**Source data:**
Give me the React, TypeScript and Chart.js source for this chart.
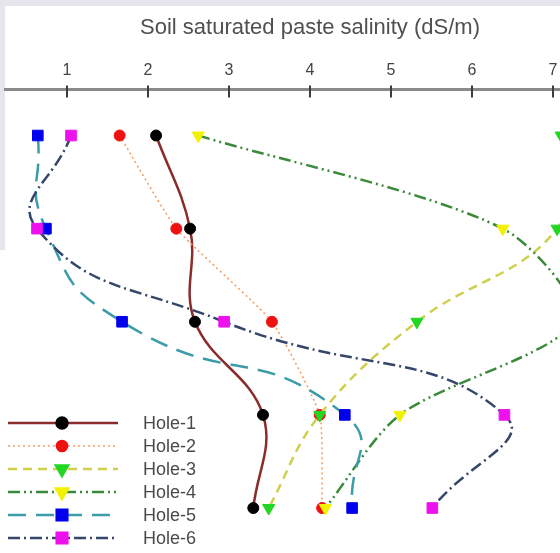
import { useEffect, useRef } from "react";
import { Chart, registerables } from "chart.js";
import { drawPoint } from "chart.js/helpers";

Chart.register(...registerables);

// Sampling depths (1 = shallowest), plotted top to bottom
const depthLevels = [1, 2, 3, 4, 5];

// Soil saturated paste salinity (dS/m) per hole, shallow to deep
const hole1 = [2.1, 2.52, 2.58, 3.42, 3.3];
const hole2 = [1.65, 2.35, 3.53, 4.12, 4.15];
const hole3 = [7.1, 7.05, 5.32, 4.12, 3.49];
const hole4 = [2.62, 6.38, 7.25, 5.11, 4.19];
const hole5 = [0.64, 0.74, 1.68, 4.43, 4.52];
const hole6 = [1.05, 0.63, 2.94, 6.4, 5.51];

const holeNames = ["Hole-1", "Hole-2", "Hole-3", "Hole-4", "Hole-5", "Hole-6"];
const holeValues = [hole1, hole2, hole3, hole4, hole5, hole6];

const xTickValues = [1, 2, 3, 4, 5, 6, 7];
const xTitle = "Soil saturated paste salinity (dS/m)";

const FONT = "'Liberation Sans', Arial, sans-serif";

// Line and marker appearance for each hole
const holeStyles = [
  { line: "#8a2c2c", width: 2.5, dash: [] as number[], tension: 0.4, marker: "#000000", shape: "circle", rot: 0, r: 5.5 },
  { line: "#f4a062", width: 1.6, dash: [2, 3], tension: 0.15, marker: "#ee1111", shape: "circle", rot: 0, r: 5.5 },
  { line: "#cfcf4e", width: 2.5, dash: [9, 6], tension: 0.4, marker: "#22d622", shape: "triangle", rot: 180, r: 7 },
  { line: "#3a8a3a", width: 2.5, dash: [12, 4, 2, 4, 2, 4], tension: 0.28, marker: "#f2f200", shape: "triangle", rot: 180, r: 7 },
  { line: "#3c9ca8", width: 2.5, dash: [18, 10], tension: 0.55, marker: "#0000ee", shape: "rect", rot: 0, r: 7.5 },
  { line: "#34466a", width: 2.5, dash: [12, 4, 2, 4], tension: 0.5, marker: "#ee11ee", shape: "rect", rot: 0, r: 7.5 },
];

// Axis tick marks that cross the top axis line
const crossTicks = {
  id: "crossTicks",
  afterDraw(chart: any) {
    const sc = chart.scales.x;
    const ctx = chart.ctx;
    ctx.save();
    ctx.strokeStyle = "#3c3c3c";
    ctx.lineWidth = 2;
    for (const t of sc.ticks) {
      const px = Math.round(sc.getPixelForValue(t.value));
      ctx.beginPath();
      ctx.moveTo(px, sc.bottom - 4);
      ctx.lineTo(px, sc.bottom + 8);
      ctx.stroke();
    }
    ctx.restore();
  },
};

// Legend drawn as line samples with the marker in the middle
const sampleLegend = {
  id: "sampleLegend",
  afterDraw(chart: any) {
    const ctx = chart.ctx;
    chart.data.datasets.forEach((ds: any, i: number) => {
      const y = 423 + i * 23;
      ctx.save();
      ctx.strokeStyle = ds.borderColor;
      ctx.lineWidth = ds.borderWidth;
      ctx.setLineDash(ds.borderDash || []);
      ctx.beginPath();
      ctx.moveTo(8, y);
      ctx.lineTo(118, y);
      ctx.stroke();
      ctx.setLineDash([]);
      ctx.fillStyle = ds.pointBackgroundColor;
      ctx.strokeStyle = ds.pointBorderColor;
      drawPoint(
        ctx,
        { pointStyle: ds.pointStyle, rotation: ds.pointRotation, radius: ds.pointRadius, borderWidth: 1 },
        62,
        y
      );
      ctx.fillStyle = "#4a4a4a";
      ctx.font = `18px ${FONT}`;
      ctx.textBaseline = "middle";
      ctx.textAlign = "left";
      ctx.fillText(ds.label, 143, y + 1);
      ctx.restore();
    });
  },
};

export default function App() {
  const canvasRef = useRef<HTMLCanvasElement | null>(null);

  useEffect(() => {
    const canvas = canvasRef.current;
    if (!canvas) return;

    const datasets = holeNames.map((name, i) => {
      const st = holeStyles[i];
      return {
        label: name,
        data: holeValues[i].map((v, j) => ({ x: v, y: depthLevels[j] })),
        borderColor: st.line,
        borderWidth: st.width,
        borderDash: st.dash,
        tension: st.tension,
        pointStyle: st.shape,
        pointRotation: st.rot,
        pointRadius: st.r,
        pointBackgroundColor: st.marker,
        pointBorderColor: st.marker,
        pointBorderWidth: 1,
        fill: false,
        order: holeNames.length - i,
      };
    });

    const chart = new Chart(canvas, {
      type: "line",
      data: { datasets },
      options: {
        responsive: false,
        animation: false,
        devicePixelRatio: 1,
        layout: { autoPadding: false, padding: { top: 8, left: 5, right: 5, bottom: 0 } },
        plugins: { legend: { display: false }, tooltip: { enabled: false } },
        scales: {
          x: {
            type: "linear",
            position: "top",
            min: 0.235,
            max: 7.765,
            afterBuildTicks: (scale: any) => {
              scale.ticks = xTickValues.map((v) => ({ value: v }));
            },
            ticks: {
              includeBounds: false,
              padding: 9,
              color: "#444444",
              font: { size: 16, family: FONT },
              maxRotation: 0,
              autoSkip: false,
            },
            grid: { display: false, drawTicks: false, tickLength: 0 },
            border: { display: true, color: "#8a8a8a", width: 3 },
            title: {
              display: true,
              text: xTitle,
              color: "#505050",
              font: { size: 22, family: FONT },
              padding: { top: 7, bottom: 11 },
            },
          },
          y: {
            type: "linear",
            reverse: true,
            min: 0.507,
            max: 5.483,
            display: false,
          },
        },
      },
      plugins: [crossTicks, sampleLegend],
    } as any);

    return () => chart.destroy();
  }, []);

  return (
    <div
      style={{
        position: "fixed",
        left: 0,
        top: 0,
        width: 560,
        height: 553,
        overflow: "hidden",
        background: "#e5e5eb",
      }}
    >
      <div style={{ position: "absolute", left: 5, top: 6, right: 0, bottom: 0, background: "#ffffff" }} />
      <div style={{ position: "absolute", left: 0, top: 250, width: 6, bottom: 0, background: "#ffffff" }} />
      <canvas
        ref={canvasRef}
        width={620}
        height={553}
        style={{ position: "absolute", left: 0, top: 0, width: 620, height: 553 }}
      />
    </div>
  );
}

**Description of the task:** Transcribe the material exactly, and leave out whatever pictures it holds.

**The reply:**
Give me the React, TypeScript and Chart.js source for this chart.
import { useEffect, useRef } from "react";
import { Chart, registerables } from "chart.js";
import { drawPoint } from "chart.js/helpers";

Chart.register(...registerables);

// Sampling depths (1 = shallowest), plotted top to bottom
const depthLevels = [1, 2, 3, 4, 5];

// Soil saturated paste salinity (dS/m) per hole, shallow to deep
const hole1 = [2.1, 2.52, 2.58, 3.42, 3.3];
const hole2 = [1.65, 2.35, 3.53, 4.12, 4.15];
const hole3 = [7.1, 7.05, 5.32, 4.12, 3.49];
const hole4 = [2.62, 6.38, 7.25, 5.11, 4.19];
const hole5 = [0.64, 0.74, 1.68, 4.43, 4.52];
const hole6 = [1.05, 0.63, 2.94, 6.4, 5.51];

const holeNames = ["Hole-1", "Hole-2", "Hole-3", "Hole-4", "Hole-5", "Hole-6"];
const holeValues = [hole1, hole2, hole3, hole4, hole5, hole6];

const xTickValues = [1, 2, 3, 4, 5, 6, 7];
const xTitle = "Soil saturated paste salinity (dS/m)";

const FONT = "'Liberation Sans', Arial, sans-serif";

// Line and marker appearance for each hole
const holeStyles = [
  { line: "#8a2c2c", width: 2.5, dash: [] as number[], tension: 0.4, marker: "#000000", shape: "circle", rot: 0, r: 5.5 },
  { line: "#f4a062", width: 1.6, dash: [2, 3], tension: 0.15, marker: "#ee1111", shape: "circle", rot: 0, r: 5.5 },
  { line: "#cfcf4e", width: 2.5, dash: [9, 6], tension: 0.4, marker: "#22d622", shape: "triangle", rot: 180, r: 7 },
  { line: "#3a8a3a", width: 2.5, dash: [12, 4, 2, 4, 2, 4], tension: 0.28, marker: "#f2f200", shape: "triangle", rot: 180, r: 7 },
  { line: "#3c9ca8", width: 2.5, dash: [18, 10], tension: 0.55, marker: "#0000ee", shape: "rect", rot: 0, r: 7.5 },
  { line: "#34466a", width: 2.5, dash: [12, 4, 2, 4], tension: 0.5, marker: "#ee11ee", shape: "rect", rot: 0, r: 7.5 },
];

// Axis tick marks that cross the top axis line
const crossTicks = {
  id: "crossTicks",
  afterDraw(chart: any) {
    const sc = chart.scales.x;
    const ctx = chart.ctx;
    ctx.save();
    ctx.strokeStyle = "#3c3c3c";
    ctx.lineWidth = 2;
    for (const t of sc.ticks) {
      const px = Math.round(sc.getPixelForValue(t.value));
      ctx.beginPath();
      ctx.moveTo(px, sc.bottom - 4);
      ctx.lineTo(px, sc.bottom + 8);
      ctx.stroke();
    }
    ctx.restore();
  },
};

// Legend drawn as line samples with the marker in the middle
const sampleLegend = {
  id: "sampleLegend",
  afterDraw(chart: any) {
    const ctx = chart.ctx;
    chart.data.datasets.forEach((ds: any, i: number) => {
      const y = 423 + i * 23;
      ctx.save();
      ctx.strokeStyle = ds.borderColor;
      ctx.lineWidth = ds.borderWidth;
      ctx.setLineDash(ds.borderDash || []);
      ctx.beginPath();
      ctx.moveTo(8, y);
      ctx.lineTo(118, y);
      ctx.stroke();
      ctx.setLineDash([]);
      ctx.fillStyle = ds.pointBackgroundColor;
      ctx.strokeStyle = ds.pointBorderColor;
      drawPoint(
        ctx,
        { pointStyle: ds.pointStyle, rotation: ds.pointRotation, radius: ds.pointRadius, borderWidth: 1 },
        62,
        y
      );
      ctx.fillStyle = "#4a4a4a";
      ctx.font = `18px ${FONT}`;
      ctx.textBaseline = "middle";
      ctx.textAlign = "left";
      ctx.fillText(ds.label, 143, y + 1);
      ctx.restore();
    });
  },
};

export default function App() {
  const canvasRef = useRef<HTMLCanvasElement | null>(null);

  useEffect(() => {
    const canvas = canvasRef.current;
    if (!canvas) return;

    const datasets = holeNames.map((name, i) => {
      const st = holeStyles[i];
      return {
        label: name,
        data: holeValues[i].map((v, j) => ({ x: v, y: depthLevels[j] })),
        borderColor: st.line,
        borderWidth: st.width,
        borderDash: st.dash,
        tension: st.tension,
        pointStyle: st.shape,
        pointRotation: st.rot,
        pointRadius: st.r,
        pointBackgroundColor: st.marker,
        pointBorderColor: st.marker,
        pointBorderWidth: 1,
        fill: false,
        order: holeNames.length - i,
      };
    });

    const chart = new Chart(canvas, {
      type: "line",
      data: { datasets },
      options: {
        responsive: false,
        animation: false,
        devicePixelRatio: 1,
        layout: { autoPadding: false, padding: { top: 8, left: 5, right: 5, bottom: 0 } },
        plugins: { legend: { display: false }, tooltip: { enabled: false } },
        scales: {
          x: {
            type: "linear",
            position: "top",
            min: 0.235,
            max: 7.765,
            afterBuildTicks: (scale: any) => {
              scale.ticks = xTickValues.map((v) => ({ value: v }));
            },
            ticks: {
              includeBounds: false,
              padding: 9,
              color: "#444444",
              font: { size: 16, family: FONT },
              maxRotation: 0,
              autoSkip: false,
            },
            grid: { display: false, drawTicks: false, tickLength: 0 },
            border: { display: true, color: "#8a8a8a", width: 3 },
            title: {
              display: true,
              text: xTitle,
              color: "#505050",
              font: { size: 22, family: FONT },
              padding: { top: 7, bottom: 11 },
            },
          },
          y: {
            type: "linear",
            reverse: true,
            min: 0.507,
            max: 5.483,
            display: false,
          },
        },
      },
      plugins: [crossTicks, sampleLegend],
    } as any);

    return () => chart.destroy();
  }, []);

  return (
    <div
      style={{
        position: "fixed",
        left: 0,
        top: 0,
        width: 560,
        height: 553,
        overflow: "hidden",
        background: "#e5e5eb",
      }}
    >
      <div style={{ position: "absolute", left: 5, top: 6, right: 0, bottom: 0, background: "#ffffff" }} />
      <div style={{ position: "absolute", left: 0, top: 250, width: 6, bottom: 0, background: "#ffffff" }} />
      <canvas
        ref={canvasRef}
        width={620}
        height={553}
        style={{ position: "absolute", left: 0, top: 0, width: 620, height: 553 }}
      />
    </div>
  );
}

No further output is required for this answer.